Copy exactly, and only, the lines starting at the line with "Rebuild this chart" and ending at the line with "tick_positions = positions[::2]". Leave every picture out of the copy.

┄┄┄┄┄┄┄┄┄┄┄┄┄┄┄┄┄┄┄┄

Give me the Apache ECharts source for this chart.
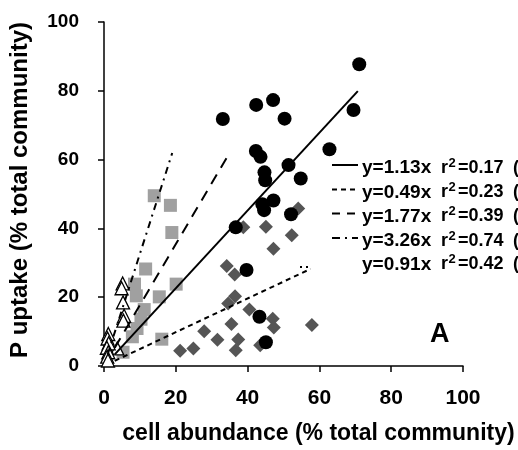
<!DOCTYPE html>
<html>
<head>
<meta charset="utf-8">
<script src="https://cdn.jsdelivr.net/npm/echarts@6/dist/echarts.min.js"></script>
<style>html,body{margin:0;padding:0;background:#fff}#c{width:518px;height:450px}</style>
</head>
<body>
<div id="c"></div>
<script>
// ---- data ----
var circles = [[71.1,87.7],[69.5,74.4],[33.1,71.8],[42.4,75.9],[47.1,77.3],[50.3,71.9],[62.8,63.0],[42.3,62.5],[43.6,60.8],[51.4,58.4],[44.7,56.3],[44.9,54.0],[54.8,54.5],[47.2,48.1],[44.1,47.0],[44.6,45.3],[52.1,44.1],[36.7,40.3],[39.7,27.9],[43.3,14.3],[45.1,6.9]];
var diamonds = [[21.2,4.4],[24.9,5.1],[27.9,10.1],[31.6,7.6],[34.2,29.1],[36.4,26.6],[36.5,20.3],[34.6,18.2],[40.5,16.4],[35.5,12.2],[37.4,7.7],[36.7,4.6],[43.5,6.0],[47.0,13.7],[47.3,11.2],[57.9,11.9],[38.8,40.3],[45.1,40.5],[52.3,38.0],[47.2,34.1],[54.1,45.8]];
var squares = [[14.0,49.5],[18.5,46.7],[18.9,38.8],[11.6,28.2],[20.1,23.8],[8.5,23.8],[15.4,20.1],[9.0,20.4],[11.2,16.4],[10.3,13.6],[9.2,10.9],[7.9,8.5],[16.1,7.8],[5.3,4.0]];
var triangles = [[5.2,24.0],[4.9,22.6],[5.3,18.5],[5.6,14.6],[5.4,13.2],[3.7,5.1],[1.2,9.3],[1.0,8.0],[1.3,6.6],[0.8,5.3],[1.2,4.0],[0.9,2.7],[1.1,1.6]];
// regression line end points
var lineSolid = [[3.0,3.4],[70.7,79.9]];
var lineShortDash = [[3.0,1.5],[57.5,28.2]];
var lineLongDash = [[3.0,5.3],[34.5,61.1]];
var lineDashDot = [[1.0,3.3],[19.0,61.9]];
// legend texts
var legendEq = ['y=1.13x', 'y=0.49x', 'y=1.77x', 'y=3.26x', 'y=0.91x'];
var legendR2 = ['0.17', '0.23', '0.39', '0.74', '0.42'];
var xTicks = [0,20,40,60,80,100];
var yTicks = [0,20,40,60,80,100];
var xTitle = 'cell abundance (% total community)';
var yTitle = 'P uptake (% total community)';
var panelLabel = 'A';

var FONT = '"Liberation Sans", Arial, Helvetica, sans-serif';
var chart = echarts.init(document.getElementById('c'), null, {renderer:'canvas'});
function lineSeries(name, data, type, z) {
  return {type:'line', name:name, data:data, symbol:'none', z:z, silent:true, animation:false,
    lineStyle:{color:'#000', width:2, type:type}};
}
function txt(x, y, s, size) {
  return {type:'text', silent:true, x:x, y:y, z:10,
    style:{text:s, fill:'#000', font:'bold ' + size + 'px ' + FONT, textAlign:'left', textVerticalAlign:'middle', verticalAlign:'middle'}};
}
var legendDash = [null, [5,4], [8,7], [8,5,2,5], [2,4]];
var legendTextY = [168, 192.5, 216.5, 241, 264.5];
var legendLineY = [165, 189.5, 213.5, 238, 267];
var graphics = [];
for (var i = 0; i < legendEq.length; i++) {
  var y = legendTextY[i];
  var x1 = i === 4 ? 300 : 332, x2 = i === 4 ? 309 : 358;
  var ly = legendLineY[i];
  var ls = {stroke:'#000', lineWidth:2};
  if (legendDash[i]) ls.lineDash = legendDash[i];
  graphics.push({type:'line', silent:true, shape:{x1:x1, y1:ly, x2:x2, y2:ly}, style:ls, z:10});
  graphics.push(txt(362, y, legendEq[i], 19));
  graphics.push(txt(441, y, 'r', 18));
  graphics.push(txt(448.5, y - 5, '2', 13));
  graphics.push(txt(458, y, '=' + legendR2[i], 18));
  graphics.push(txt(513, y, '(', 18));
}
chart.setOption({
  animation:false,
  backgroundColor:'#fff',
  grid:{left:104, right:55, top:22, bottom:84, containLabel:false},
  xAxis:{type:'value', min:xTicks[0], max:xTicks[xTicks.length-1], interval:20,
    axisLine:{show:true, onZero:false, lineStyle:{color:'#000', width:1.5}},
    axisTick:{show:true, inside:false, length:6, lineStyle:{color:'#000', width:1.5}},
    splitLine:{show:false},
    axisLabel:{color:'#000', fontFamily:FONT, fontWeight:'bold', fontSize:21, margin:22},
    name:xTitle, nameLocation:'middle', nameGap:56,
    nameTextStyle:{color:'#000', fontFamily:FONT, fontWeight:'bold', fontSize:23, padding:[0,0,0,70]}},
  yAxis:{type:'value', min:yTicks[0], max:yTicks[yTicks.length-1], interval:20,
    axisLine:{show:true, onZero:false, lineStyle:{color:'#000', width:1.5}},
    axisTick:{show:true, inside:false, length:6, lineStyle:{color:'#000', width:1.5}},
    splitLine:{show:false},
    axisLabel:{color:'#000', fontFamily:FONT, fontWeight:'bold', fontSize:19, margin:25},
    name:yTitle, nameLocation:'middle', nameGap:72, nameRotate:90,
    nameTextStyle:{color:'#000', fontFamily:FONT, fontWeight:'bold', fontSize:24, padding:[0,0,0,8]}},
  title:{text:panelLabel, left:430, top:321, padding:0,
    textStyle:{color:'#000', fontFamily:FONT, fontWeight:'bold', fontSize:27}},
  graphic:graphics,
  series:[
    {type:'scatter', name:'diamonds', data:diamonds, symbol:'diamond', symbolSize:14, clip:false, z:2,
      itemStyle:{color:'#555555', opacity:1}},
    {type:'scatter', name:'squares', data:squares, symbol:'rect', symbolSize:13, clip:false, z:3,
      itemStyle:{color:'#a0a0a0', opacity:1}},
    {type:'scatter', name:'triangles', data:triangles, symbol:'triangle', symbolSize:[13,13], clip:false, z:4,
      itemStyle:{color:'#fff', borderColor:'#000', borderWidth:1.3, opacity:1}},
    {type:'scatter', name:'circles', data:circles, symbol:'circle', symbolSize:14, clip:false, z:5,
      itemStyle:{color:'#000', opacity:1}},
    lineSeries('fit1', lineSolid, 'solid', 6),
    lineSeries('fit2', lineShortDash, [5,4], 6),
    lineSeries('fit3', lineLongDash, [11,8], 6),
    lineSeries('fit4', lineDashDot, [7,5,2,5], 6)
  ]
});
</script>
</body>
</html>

┄┄┄┄┄┄┄┄┄┄┄┄┄┄┄┄┄┄┄┄

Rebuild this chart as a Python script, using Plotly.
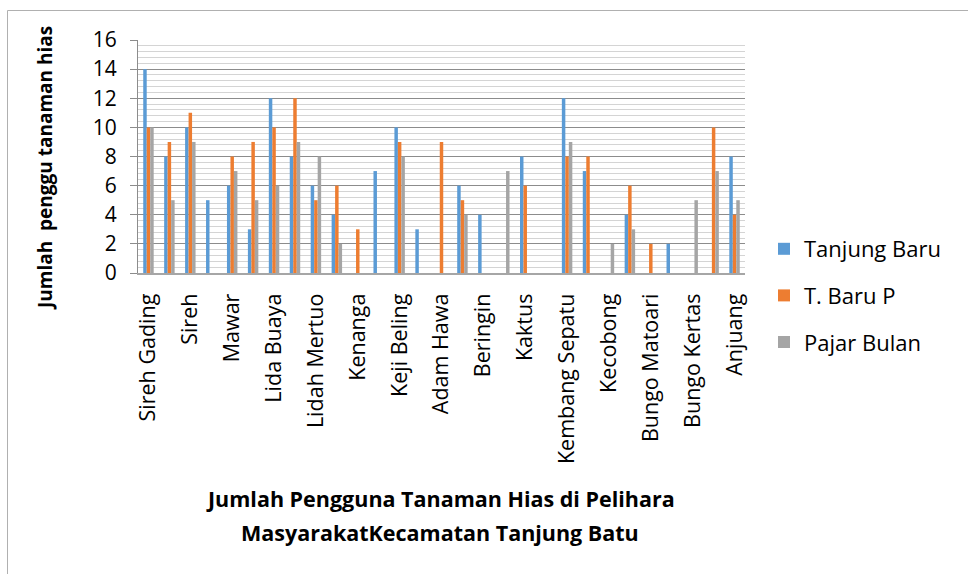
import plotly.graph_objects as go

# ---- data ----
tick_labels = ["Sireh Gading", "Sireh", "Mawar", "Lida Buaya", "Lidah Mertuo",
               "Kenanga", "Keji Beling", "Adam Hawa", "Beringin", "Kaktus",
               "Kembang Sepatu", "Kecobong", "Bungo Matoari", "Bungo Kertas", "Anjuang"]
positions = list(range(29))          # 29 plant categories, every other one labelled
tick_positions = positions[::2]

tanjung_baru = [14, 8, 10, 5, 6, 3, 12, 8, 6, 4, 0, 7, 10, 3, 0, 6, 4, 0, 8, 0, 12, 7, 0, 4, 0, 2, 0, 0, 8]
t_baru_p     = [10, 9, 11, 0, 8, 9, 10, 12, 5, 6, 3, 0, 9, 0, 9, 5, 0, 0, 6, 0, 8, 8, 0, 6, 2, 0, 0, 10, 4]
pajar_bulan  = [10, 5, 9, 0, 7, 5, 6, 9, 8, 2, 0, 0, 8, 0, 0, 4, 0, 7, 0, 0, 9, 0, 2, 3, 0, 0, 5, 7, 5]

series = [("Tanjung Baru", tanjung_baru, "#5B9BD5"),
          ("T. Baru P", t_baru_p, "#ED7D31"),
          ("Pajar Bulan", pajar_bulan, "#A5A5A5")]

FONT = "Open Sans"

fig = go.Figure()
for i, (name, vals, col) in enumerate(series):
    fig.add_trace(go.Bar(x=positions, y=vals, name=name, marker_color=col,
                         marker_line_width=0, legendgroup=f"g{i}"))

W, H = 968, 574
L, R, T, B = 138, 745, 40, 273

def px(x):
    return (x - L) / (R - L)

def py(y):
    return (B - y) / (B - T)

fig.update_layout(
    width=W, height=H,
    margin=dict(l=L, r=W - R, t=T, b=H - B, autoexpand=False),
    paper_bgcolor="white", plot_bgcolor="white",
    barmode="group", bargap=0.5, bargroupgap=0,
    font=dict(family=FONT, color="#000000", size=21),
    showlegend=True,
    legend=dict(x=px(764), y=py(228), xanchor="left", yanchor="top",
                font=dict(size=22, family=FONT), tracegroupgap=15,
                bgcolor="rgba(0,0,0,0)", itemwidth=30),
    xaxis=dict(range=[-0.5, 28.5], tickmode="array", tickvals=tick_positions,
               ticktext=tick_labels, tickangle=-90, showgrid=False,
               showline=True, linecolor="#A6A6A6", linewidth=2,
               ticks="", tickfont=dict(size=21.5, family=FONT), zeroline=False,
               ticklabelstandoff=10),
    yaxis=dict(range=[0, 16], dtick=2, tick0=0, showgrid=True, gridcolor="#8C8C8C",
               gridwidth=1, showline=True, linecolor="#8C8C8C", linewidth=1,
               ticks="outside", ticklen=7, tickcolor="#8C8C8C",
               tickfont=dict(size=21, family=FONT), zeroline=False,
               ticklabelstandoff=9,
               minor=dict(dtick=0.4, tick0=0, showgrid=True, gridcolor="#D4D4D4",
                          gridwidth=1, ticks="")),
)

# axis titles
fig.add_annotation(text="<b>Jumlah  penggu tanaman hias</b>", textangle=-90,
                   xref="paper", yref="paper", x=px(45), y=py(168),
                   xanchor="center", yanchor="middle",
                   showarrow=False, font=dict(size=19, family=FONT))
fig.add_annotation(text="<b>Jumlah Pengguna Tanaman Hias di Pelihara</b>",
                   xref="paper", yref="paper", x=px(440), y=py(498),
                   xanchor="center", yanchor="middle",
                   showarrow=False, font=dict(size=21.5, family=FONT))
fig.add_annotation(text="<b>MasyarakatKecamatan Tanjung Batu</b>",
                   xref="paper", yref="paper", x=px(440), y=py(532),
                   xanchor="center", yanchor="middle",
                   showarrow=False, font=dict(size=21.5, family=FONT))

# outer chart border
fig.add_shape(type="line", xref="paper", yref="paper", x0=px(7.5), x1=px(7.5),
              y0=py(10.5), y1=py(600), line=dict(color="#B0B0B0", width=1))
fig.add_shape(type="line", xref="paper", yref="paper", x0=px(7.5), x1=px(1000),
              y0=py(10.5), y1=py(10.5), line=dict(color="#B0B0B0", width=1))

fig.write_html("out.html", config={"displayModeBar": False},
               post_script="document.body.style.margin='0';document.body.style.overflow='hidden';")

┄┄┄┄┄┄┄┄┄┄┄┄┄┄┄┄┄┄┄┄

Result below:
Rebuild this chart as a Python script, using Plotly.
import plotly.graph_objects as go

# ---- data ----
tick_labels = ["Sireh Gading", "Sireh", "Mawar", "Lida Buaya", "Lidah Mertuo",
               "Kenanga", "Keji Beling", "Adam Hawa", "Beringin", "Kaktus",
               "Kembang Sepatu", "Kecobong", "Bungo Matoari", "Bungo Kertas", "Anjuang"]
positions = list(range(29))          # 29 plant categories, every other one labelled
tick_positions = positions[::2]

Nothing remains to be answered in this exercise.